[Code that draws figures]

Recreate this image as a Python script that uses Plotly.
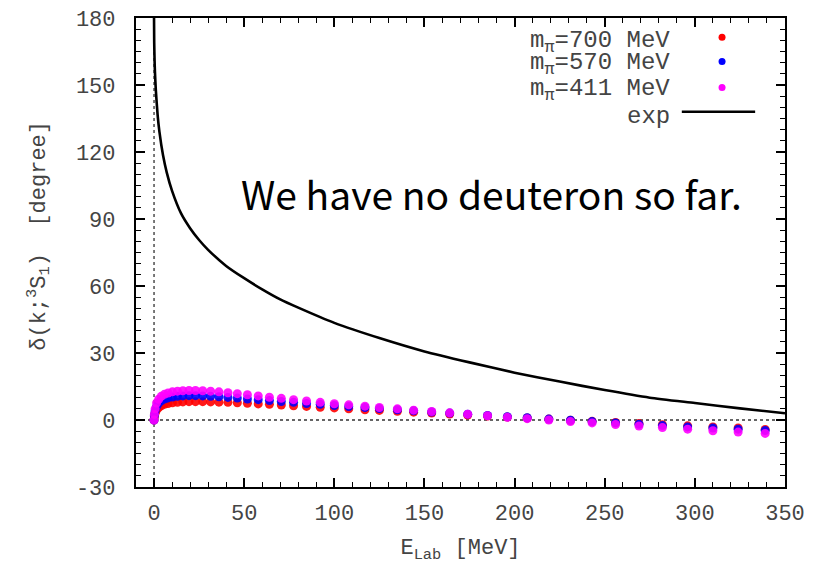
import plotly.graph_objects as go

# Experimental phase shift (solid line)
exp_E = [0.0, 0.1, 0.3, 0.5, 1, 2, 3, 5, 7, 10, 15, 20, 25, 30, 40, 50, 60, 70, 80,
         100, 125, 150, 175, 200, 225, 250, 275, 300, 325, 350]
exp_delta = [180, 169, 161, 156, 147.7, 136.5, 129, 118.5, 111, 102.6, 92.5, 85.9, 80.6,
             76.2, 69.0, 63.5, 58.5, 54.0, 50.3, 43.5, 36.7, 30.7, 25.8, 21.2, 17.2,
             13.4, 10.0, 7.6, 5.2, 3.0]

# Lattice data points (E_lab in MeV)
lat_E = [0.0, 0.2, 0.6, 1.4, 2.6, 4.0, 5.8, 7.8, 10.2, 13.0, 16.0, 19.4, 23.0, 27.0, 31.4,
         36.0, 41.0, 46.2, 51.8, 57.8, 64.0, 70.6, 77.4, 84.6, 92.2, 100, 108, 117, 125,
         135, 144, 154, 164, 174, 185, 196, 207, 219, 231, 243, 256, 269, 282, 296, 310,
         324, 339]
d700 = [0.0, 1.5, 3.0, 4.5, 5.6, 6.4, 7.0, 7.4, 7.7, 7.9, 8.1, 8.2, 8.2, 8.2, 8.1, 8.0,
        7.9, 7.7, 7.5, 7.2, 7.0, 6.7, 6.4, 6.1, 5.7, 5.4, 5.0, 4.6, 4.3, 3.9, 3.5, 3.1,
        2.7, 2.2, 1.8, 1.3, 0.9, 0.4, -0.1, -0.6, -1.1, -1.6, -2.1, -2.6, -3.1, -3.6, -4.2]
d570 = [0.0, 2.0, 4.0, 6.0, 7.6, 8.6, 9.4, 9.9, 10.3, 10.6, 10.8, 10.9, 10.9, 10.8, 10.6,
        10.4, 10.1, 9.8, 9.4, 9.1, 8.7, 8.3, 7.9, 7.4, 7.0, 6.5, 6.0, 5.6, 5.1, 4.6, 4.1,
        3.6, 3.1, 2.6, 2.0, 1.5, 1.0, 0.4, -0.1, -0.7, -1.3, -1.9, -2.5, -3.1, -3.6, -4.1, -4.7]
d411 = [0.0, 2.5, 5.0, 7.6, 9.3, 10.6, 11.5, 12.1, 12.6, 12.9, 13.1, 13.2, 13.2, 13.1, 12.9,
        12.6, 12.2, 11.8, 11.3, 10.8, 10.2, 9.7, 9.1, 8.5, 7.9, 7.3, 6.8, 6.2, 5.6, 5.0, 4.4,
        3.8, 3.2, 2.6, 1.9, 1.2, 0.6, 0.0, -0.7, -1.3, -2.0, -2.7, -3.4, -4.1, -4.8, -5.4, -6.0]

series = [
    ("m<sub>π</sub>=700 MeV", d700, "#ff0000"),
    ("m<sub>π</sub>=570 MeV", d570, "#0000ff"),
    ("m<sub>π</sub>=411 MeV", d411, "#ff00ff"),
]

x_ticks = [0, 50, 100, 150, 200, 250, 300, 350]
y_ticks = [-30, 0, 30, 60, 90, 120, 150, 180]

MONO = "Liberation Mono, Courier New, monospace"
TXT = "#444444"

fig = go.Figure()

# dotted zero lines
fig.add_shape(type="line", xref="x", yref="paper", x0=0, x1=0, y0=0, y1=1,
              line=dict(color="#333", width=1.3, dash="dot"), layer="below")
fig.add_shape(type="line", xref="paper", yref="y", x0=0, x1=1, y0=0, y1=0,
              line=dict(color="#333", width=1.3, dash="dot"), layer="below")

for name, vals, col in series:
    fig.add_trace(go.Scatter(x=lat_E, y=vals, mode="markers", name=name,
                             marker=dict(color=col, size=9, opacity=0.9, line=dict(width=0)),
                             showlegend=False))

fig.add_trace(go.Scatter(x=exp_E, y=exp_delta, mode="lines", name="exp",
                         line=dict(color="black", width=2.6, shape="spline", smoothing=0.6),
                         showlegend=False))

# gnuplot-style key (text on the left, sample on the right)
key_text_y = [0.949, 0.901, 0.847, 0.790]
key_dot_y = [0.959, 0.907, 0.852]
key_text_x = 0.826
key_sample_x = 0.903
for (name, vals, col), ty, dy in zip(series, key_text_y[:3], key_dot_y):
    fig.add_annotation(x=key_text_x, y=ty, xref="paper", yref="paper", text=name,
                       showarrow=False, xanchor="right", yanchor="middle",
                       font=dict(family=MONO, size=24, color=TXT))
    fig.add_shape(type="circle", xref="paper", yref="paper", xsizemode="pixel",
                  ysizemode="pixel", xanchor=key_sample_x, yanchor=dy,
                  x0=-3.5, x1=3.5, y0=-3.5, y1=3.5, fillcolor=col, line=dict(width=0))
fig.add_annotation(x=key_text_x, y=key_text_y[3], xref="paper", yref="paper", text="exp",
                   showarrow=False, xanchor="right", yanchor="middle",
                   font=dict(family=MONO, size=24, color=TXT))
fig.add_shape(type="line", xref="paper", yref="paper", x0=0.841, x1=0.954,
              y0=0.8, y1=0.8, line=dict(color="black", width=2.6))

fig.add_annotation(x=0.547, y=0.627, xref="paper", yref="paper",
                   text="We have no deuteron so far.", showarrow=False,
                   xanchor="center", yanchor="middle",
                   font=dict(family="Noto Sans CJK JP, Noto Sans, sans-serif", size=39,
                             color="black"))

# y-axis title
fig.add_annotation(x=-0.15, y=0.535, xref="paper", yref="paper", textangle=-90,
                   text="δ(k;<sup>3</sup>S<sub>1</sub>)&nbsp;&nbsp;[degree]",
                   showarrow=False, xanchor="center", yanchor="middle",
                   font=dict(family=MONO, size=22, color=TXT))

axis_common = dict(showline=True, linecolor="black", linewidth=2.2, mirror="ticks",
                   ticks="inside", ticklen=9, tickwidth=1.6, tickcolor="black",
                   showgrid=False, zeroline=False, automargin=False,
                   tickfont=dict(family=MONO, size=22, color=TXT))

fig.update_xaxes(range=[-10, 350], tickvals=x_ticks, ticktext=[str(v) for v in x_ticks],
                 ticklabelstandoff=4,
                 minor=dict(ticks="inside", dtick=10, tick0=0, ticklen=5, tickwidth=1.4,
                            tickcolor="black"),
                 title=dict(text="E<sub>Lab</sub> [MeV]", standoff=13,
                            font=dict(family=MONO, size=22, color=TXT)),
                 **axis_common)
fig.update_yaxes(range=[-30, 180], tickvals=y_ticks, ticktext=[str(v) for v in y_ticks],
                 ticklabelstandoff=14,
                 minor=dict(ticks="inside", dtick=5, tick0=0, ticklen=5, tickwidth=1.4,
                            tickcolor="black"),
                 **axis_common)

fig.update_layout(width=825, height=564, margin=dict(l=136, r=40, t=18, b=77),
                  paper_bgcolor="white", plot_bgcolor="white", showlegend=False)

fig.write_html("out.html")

* * *

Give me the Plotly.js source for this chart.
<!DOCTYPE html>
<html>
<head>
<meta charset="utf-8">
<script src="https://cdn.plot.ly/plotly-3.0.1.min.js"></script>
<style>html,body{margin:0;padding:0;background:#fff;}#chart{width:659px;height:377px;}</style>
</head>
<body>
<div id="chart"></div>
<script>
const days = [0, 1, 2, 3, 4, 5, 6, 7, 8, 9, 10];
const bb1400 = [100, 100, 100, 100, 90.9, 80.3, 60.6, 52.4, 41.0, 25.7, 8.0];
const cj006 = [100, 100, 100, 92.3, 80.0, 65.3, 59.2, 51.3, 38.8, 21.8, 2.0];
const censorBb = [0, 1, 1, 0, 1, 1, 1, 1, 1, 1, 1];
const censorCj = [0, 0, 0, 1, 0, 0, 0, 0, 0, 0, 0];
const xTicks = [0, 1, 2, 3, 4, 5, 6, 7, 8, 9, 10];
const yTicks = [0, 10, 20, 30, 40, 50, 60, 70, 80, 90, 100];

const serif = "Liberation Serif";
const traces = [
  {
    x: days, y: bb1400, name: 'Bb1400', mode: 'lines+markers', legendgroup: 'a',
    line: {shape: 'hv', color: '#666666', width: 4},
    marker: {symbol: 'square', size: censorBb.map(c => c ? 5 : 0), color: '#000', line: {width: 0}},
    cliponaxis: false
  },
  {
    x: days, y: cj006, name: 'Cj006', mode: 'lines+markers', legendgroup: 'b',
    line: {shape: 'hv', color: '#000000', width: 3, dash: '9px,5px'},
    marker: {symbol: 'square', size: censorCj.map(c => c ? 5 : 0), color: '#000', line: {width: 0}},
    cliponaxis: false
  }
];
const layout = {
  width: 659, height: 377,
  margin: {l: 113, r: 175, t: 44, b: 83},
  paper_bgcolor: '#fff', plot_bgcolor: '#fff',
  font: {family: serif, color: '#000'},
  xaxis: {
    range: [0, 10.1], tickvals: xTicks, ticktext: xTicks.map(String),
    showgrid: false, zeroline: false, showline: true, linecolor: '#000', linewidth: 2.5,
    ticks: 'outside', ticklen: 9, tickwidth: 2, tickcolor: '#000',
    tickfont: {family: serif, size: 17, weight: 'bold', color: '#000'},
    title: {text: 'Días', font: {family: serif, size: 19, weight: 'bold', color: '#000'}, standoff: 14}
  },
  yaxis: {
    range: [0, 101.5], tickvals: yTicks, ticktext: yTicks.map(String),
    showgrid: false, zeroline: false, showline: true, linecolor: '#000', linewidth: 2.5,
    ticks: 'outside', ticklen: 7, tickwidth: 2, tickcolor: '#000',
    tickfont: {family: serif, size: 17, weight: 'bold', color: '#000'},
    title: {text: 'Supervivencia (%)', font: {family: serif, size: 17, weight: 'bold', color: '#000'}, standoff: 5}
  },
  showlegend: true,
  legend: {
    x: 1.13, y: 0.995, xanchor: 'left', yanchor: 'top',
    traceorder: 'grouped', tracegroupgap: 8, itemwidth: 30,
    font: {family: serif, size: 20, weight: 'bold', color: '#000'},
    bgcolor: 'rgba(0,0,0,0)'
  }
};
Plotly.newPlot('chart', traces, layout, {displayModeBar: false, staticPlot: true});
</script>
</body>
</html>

■ Written problem ■
The copy should hold exactly the lines from the line with "Recreate this image" to the line with "import plotly.graph_objects as go", both ends in, set down without any pictures and with nothing added.

■ Finished exercise ■
Recreate this image as a Python script that uses Plotly.
import plotly.graph_objects as go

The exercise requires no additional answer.